__GIVEN DATA__
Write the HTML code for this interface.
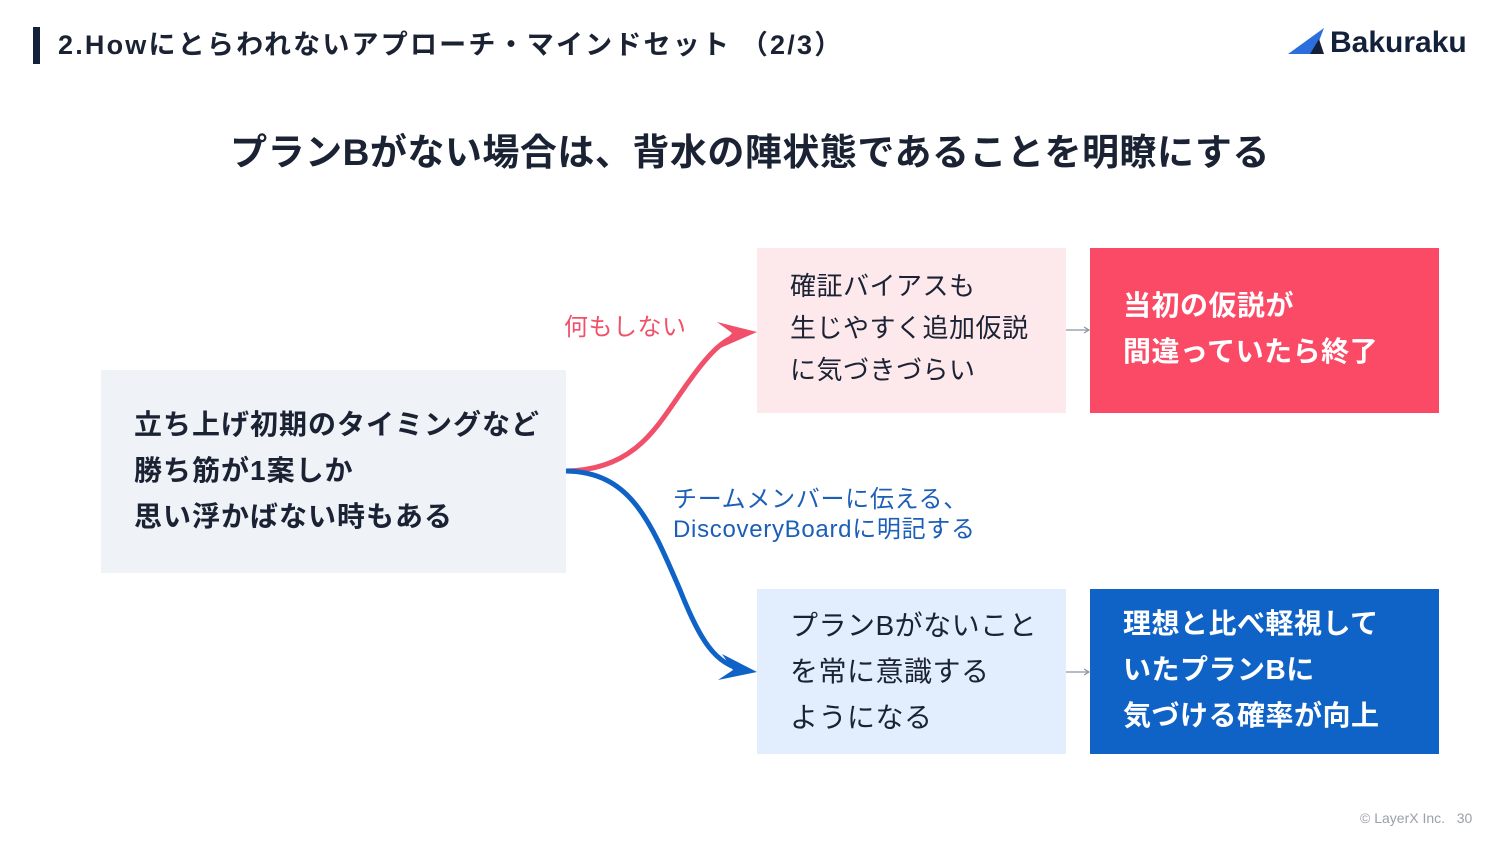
<!DOCTYPE html>
<html><head><meta charset="utf-8"><style>
*{margin:0;padding:0;box-sizing:border-box}
body{width:1500px;height:844px;background:#fff;position:relative;overflow:hidden;font-family:"Liberation Sans","Noto Sans CJK JP",sans-serif;color:#1a2233}
.a{position:absolute}
.box{position:absolute;font-size:26px;line-height:42px}
</style></head><body>
<div class="a" style="left:33px;top:27px;width:7px;height:37px;background:#14213a"></div>
<div class="a" style="left:58px;top:26px;font-size:27px;font-weight:bold;line-height:38px;letter-spacing:2.2px">2.Howにとらわれないアプローチ・マインドセット （2/3）</div>
<svg class="a" style="left:1288px;top:28px" width="40" height="28"><polygon points="0,26 36,0 26,26" fill="#2a6fdb"/><polygon points="22,26 31,11 36,26" fill="#14213a"/></svg>
<div class="a" style="left:1330px;top:24px;font-size:30px;font-weight:bold;color:#14213a;line-height:38px">Bakuraku</div>
<div class="a" style="left:0;width:1500px;top:128px;text-align:center;font-size:37px;font-weight:bold;line-height:50px;letter-spacing:0.5px">プランBがない場合は、背水の陣状態であることを明瞭にする</div>

<div class="box" style="left:101px;top:370px;width:465px;height:203px;background:#eff3f8;padding:32px 0 0 33px;font-weight:bold;font-size:28px;line-height:46px;letter-spacing:1px">立ち上げ初期のタイミングなど<br>勝ち筋が1案しか<br>思い浮かばない時もある</div>

<div class="box" style="left:757px;top:248px;width:309px;height:165px;background:#fde8ec;padding:17px 0 0 33px;letter-spacing:0.5px">確証バイアスも<br>生じやすく追加仮説<br>に気づきづらい</div>
<div class="box" style="left:1090px;top:248px;width:349px;height:165px;background:#fb4a66;color:#fff;font-weight:bold;font-size:28px;line-height:46px;padding:35px 0 0 33px;letter-spacing:0.5px">当初の仮説が<br>間違っていたら終了</div>

<div class="box" style="left:757px;top:589px;width:309px;height:165px;background:#e2eefd;padding:14px 0 0 33px;line-height:46px;font-size:28px;letter-spacing:0.5px">プランBがないこと<br>を常に意識する<br>ようになる</div>
<div class="box" style="left:1090px;top:589px;width:349px;height:165px;background:#0f62c6;color:#fff;font-weight:bold;font-size:28px;line-height:46px;padding:12px 0 0 33px;letter-spacing:0.5px">理想と比べ軽視して<br>いたプランBに<br>気づける確率が向上</div>

<div class="a" style="left:564px;top:312px;color:#f0506a;font-size:24px;line-height:32px;letter-spacing:0.5px">何もしない</div>
<div class="a" style="left:673px;top:485px;color:#1b5fb8;font-size:24px;line-height:30px;letter-spacing:0.7px">チームメンバーに伝える、<br>DiscoveryBoardに明記する</div>

<svg class="a" style="left:0;top:0" width="1500" height="844">
<path d="M566,471 C640,470 660,420 690,380 C710,352 725,337 745,333" stroke="#f0506a" stroke-width="5" fill="none"/>
<polygon points="757,332 717,322 732,333 718,349" fill="#f0506a"/>
<path d="M566,471 C630,472 650,520 680,590 C700,640 715,665 745,670" stroke="#0f62c6" stroke-width="5" fill="none"/>
<polygon points="757,672 722,654 733,670 718,680" fill="#0f62c6"/>
<path d="M1066,330 L1088,330 M1084,327 L1089,330 L1084,333" stroke="#8a94a3" stroke-width="1.2" fill="none"/>
<path d="M1066,672 L1088,672 M1084,669 L1089,672 L1084,675" stroke="#8a94a3" stroke-width="1.2" fill="none"/>
</svg>
<div class="a" style="left:1360px;top:810px;font-size:14px;color:#9aa0a8">© LayerX Inc.&nbsp;&nbsp;&nbsp;30</div>
</body></html>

__WHAT YOU HAVE TO DO__
Repeat the listing verbatim. Skip the pictures.

__ANSWER TO THE EXERCISE__
Write the HTML code for this interface.
<!DOCTYPE html>
<html><head><meta charset="utf-8"><style>
*{margin:0;padding:0;box-sizing:border-box}
body{width:1500px;height:844px;background:#fff;position:relative;overflow:hidden;font-family:"Liberation Sans","Noto Sans CJK JP",sans-serif;color:#1a2233}
.a{position:absolute}
.box{position:absolute;font-size:26px;line-height:42px}
</style></head><body>
<div class="a" style="left:33px;top:27px;width:7px;height:37px;background:#14213a"></div>
<div class="a" style="left:58px;top:26px;font-size:27px;font-weight:bold;line-height:38px;letter-spacing:2.2px">2.Howにとらわれないアプローチ・マインドセット （2/3）</div>
<svg class="a" style="left:1288px;top:28px" width="40" height="28"><polygon points="0,26 36,0 26,26" fill="#2a6fdb"/><polygon points="22,26 31,11 36,26" fill="#14213a"/></svg>
<div class="a" style="left:1330px;top:24px;font-size:30px;font-weight:bold;color:#14213a;line-height:38px">Bakuraku</div>
<div class="a" style="left:0;width:1500px;top:128px;text-align:center;font-size:37px;font-weight:bold;line-height:50px;letter-spacing:0.5px">プランBがない場合は、背水の陣状態であることを明瞭にする</div>

<div class="box" style="left:101px;top:370px;width:465px;height:203px;background:#eff3f8;padding:32px 0 0 33px;font-weight:bold;font-size:28px;line-height:46px;letter-spacing:1px">立ち上げ初期のタイミングなど<br>勝ち筋が1案しか<br>思い浮かばない時もある</div>

<div class="box" style="left:757px;top:248px;width:309px;height:165px;background:#fde8ec;padding:17px 0 0 33px;letter-spacing:0.5px">確証バイアスも<br>生じやすく追加仮説<br>に気づきづらい</div>
<div class="box" style="left:1090px;top:248px;width:349px;height:165px;background:#fb4a66;color:#fff;font-weight:bold;font-size:28px;line-height:46px;padding:35px 0 0 33px;letter-spacing:0.5px">当初の仮説が<br>間違っていたら終了</div>

<div class="box" style="left:757px;top:589px;width:309px;height:165px;background:#e2eefd;padding:14px 0 0 33px;line-height:46px;font-size:28px;letter-spacing:0.5px">プランBがないこと<br>を常に意識する<br>ようになる</div>
<div class="box" style="left:1090px;top:589px;width:349px;height:165px;background:#0f62c6;color:#fff;font-weight:bold;font-size:28px;line-height:46px;padding:12px 0 0 33px;letter-spacing:0.5px">理想と比べ軽視して<br>いたプランBに<br>気づける確率が向上</div>

<div class="a" style="left:564px;top:312px;color:#f0506a;font-size:24px;line-height:32px;letter-spacing:0.5px">何もしない</div>
<div class="a" style="left:673px;top:485px;color:#1b5fb8;font-size:24px;line-height:30px;letter-spacing:0.7px">チームメンバーに伝える、<br>DiscoveryBoardに明記する</div>

<svg class="a" style="left:0;top:0" width="1500" height="844">
<path d="M566,471 C640,470 660,420 690,380 C710,352 725,337 745,333" stroke="#f0506a" stroke-width="5" fill="none"/>
<polygon points="757,332 717,322 732,333 718,349" fill="#f0506a"/>
<path d="M566,471 C630,472 650,520 680,590 C700,640 715,665 745,670" stroke="#0f62c6" stroke-width="5" fill="none"/>
<polygon points="757,672 722,654 733,670 718,680" fill="#0f62c6"/>
<path d="M1066,330 L1088,330 M1084,327 L1089,330 L1084,333" stroke="#8a94a3" stroke-width="1.2" fill="none"/>
<path d="M1066,672 L1088,672 M1084,669 L1089,672 L1084,675" stroke="#8a94a3" stroke-width="1.2" fill="none"/>
</svg>
<div class="a" style="left:1360px;top:810px;font-size:14px;color:#9aa0a8">© LayerX Inc.&nbsp;&nbsp;&nbsp;30</div>
</body></html>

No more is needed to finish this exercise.